* Set task *
Please transcribe the data below exactly. Leave the pictures out.
▬▬▬▬▬▬▬▬▬▬
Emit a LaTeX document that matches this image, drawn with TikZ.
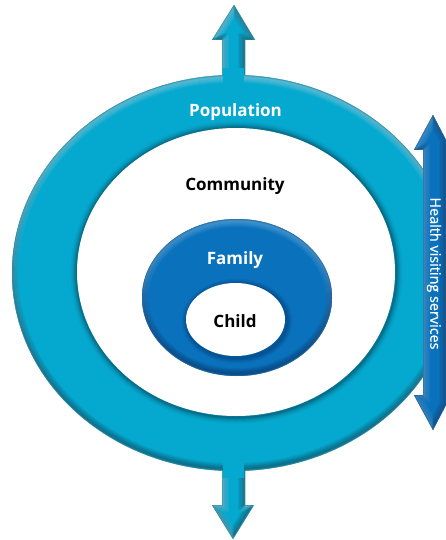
\documentclass[tikz,border=0pt]{standalone}
\usepackage{fontspec}
\setmainfont{Open Sans}
\newfontfamily\hvfont[FakeBold=0.5]{Open Sans}
\definecolor{teal1}{HTML}{05A8CE}
\definecolor{tealdark}{HTML}{06566E}
\definecolor{blue1}{HTML}{0A72BC}
\definecolor{bluedark}{HTML}{063A70}
\definecolor{bluelight}{HTML}{5AA6DA}
\definecolor{teallight}{HTML}{7CCBE0}
\tikzset{
  lbl/.style={font=\bfseries\fontsize{17pt}{19pt}\selectfont, inner sep=0pt},
  wlbl/.style={lbl, text=white},
  klbl/.style={lbl, text=black},
}
% \bevel{path}{base}{dark}{light}{dx}{dy}: base fill, inner shadow offset to give a bevel
\newcommand{\bevel}[6]{%
  \fill[#2] #1;
  \begin{scope}
    \clip #1;
    \foreach \w/\o in {12/.10,10/.12,8/.14,6/.18,4/.22,2/.3}{
      \draw[#4, line width=\w pt, opacity=\o, shift={(-#5,-#6)}] #1;
      \draw[#3, line width=\w pt, opacity=\o, shift={(#5,#6)}] #1;
    }
  \end{scope}}
\begin{document}
\begin{tikzpicture}[x=1pt,y=-1pt]
\useasboundingbox (0,0) rectangle (446,540);
\fill[white] (0,0) rectangle (446,540);
% population arrows
\bevel{(222,90) -- (222,40) -- (212,40) -- (234,5) -- (255,40) -- (245,40) -- (245,90) -- cycle}{teal1}{tealdark}{teallight}{-1}{-1}
\bevel{(222,450) -- (222,505) -- (212,505) -- (233,539) -- (254,505) -- (245,505) -- (245,450) -- cycle}{teal1}{tealdark}{teallight}{-1}{-1}
% outer ring
\begin{scope}
  \clip (0,0) rectangle (424,540);
  \bevel{(234,273) ellipse [x radius=222, y radius=198]}{teal1}{tealdark}{teallight}{0}{-2}
\end{scope}
% joins of the arrows into the ring
\fill[teal1] (223,68) rectangle (244,86);
\fill[teal1] (223,460) rectangle (244,478);
% white community ellipse with shadow
\foreach \w/\o in {12/.08,9/.1,7/.13,5/.18,3/.25,1.5/.3}{
  \draw[tealdark, line width=\w pt, opacity=\o] (236.5,272.5) ellipse [x radius=160, y radius=145];
}
\fill[white] (236,272) ellipse [x radius=159, y radius=144];
% family
\bevel{(237,297.5) ellipse [x radius=95, y radius=78.5]}{blue1}{bluedark}{bluelight}{0}{-2}
% child with shadow
\begin{scope}
  \clip (237,297.5) ellipse [x radius=95, y radius=78.5];
  \foreach \w/\o in {11/.08,9/.1,7/.12,5/.16,3/.2}{
    \draw[bluedark, line width=\w pt, opacity=\o] (237,321) ellipse [x radius=50, y radius=37];
  }
\end{scope}
\fill[white] (235.5,319.5) ellipse [x radius=49.5, y radius=36.5];
% services arrow
\bevel{(423,150) -- (414,150) -- (433,115) -- (446,140) -- (446,405) -- (433,430) -- (414,395) -- (423,395) -- cycle}{blue1}{bluedark}{bluelight}{-1}{-.5}
% labels
\node[wlbl] (pop) at (235.5,112) {Population};
\node[klbl] (com) at (235,186) {Community};
\node[wlbl] (fam) at (235,260) {Family};
\node[klbl] (chi) at (235,321) {Child};
\node[wlbl, rotate=-90, font=\hvfont\fontsize{14.4pt}{16pt}\selectfont] (hvs) at (434,273.5) {Health visiting services};
\end{tikzpicture}
\end{document}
▬▬▬▬▬▬▬▬▬▬
* Solved exercise *
Emit a LaTeX document that matches this image, drawn with TikZ.
\documentclass[tikz,border=0pt]{standalone}
\usepackage{fontspec}
\setmainfont{Open Sans}
\newfontfamily\hvfont[FakeBold=0.5]{Open Sans}
\definecolor{teal1}{HTML}{05A8CE}
\definecolor{tealdark}{HTML}{06566E}
\definecolor{blue1}{HTML}{0A72BC}
\definecolor{bluedark}{HTML}{063A70}
\definecolor{bluelight}{HTML}{5AA6DA}
\definecolor{teallight}{HTML}{7CCBE0}
\tikzset{
  lbl/.style={font=\bfseries\fontsize{17pt}{19pt}\selectfont, inner sep=0pt},
  wlbl/.style={lbl, text=white},
  klbl/.style={lbl, text=black},
}
% \bevel{path}{base}{dark}{light}{dx}{dy}: base fill, inner shadow offset to give a bevel
\newcommand{\bevel}[6]{%
  \fill[#2] #1;
  \begin{scope}
    \clip #1;
    \foreach \w/\o in {12/.10,10/.12,8/.14,6/.18,4/.22,2/.3}{
      \draw[#4, line width=\w pt, opacity=\o, shift={(-#5,-#6)}] #1;
      \draw[#3, line width=\w pt, opacity=\o, shift={(#5,#6)}] #1;
    }
  \end{scope}}
\begin{document}
\begin{tikzpicture}[x=1pt,y=-1pt]
\useasboundingbox (0,0) rectangle (446,540);
\fill[white] (0,0) rectangle (446,540);
% population arrows
\bevel{(222,90) -- (222,40) -- (212,40) -- (234,5) -- (255,40) -- (245,40) -- (245,90) -- cycle}{teal1}{tealdark}{teallight}{-1}{-1}
\bevel{(222,450) -- (222,505) -- (212,505) -- (233,539) -- (254,505) -- (245,505) -- (245,450) -- cycle}{teal1}{tealdark}{teallight}{-1}{-1}
% outer ring
\begin{scope}
  \clip (0,0) rectangle (424,540);
  \bevel{(234,273) ellipse [x radius=222, y radius=198]}{teal1}{tealdark}{teallight}{0}{-2}
\end{scope}
% joins of the arrows into the ring
\fill[teal1] (223,68) rectangle (244,86);
\fill[teal1] (223,460) rectangle (244,478);
% white community ellipse with shadow
\foreach \w/\o in {12/.08,9/.1,7/.13,5/.18,3/.25,1.5/.3}{
  \draw[tealdark, line width=\w pt, opacity=\o] (236.5,272.5) ellipse [x radius=160, y radius=145];
}
\fill[white] (236,272) ellipse [x radius=159, y radius=144];
% family
\bevel{(237,297.5) ellipse [x radius=95, y radius=78.5]}{blue1}{bluedark}{bluelight}{0}{-2}
% child with shadow
\begin{scope}
  \clip (237,297.5) ellipse [x radius=95, y radius=78.5];
  \foreach \w/\o in {11/.08,9/.1,7/.12,5/.16,3/.2}{
    \draw[bluedark, line width=\w pt, opacity=\o] (237,321) ellipse [x radius=50, y radius=37];
  }
\end{scope}
\fill[white] (235.5,319.5) ellipse [x radius=49.5, y radius=36.5];
% services arrow
\bevel{(423,150) -- (414,150) -- (433,115) -- (446,140) -- (446,405) -- (433,430) -- (414,395) -- (423,395) -- cycle}{blue1}{bluedark}{bluelight}{-1}{-.5}
% labels
\node[wlbl] (pop) at (235.5,112) {Population};
\node[klbl] (com) at (235,186) {Community};
\node[wlbl] (fam) at (235,260) {Family};
\node[klbl] (chi) at (235,321) {Child};
\node[wlbl, rotate=-90, font=\hvfont\fontsize{14.4pt}{16pt}\selectfont] (hvs) at (434,273.5) {Health visiting services};
\end{tikzpicture}
\end{document}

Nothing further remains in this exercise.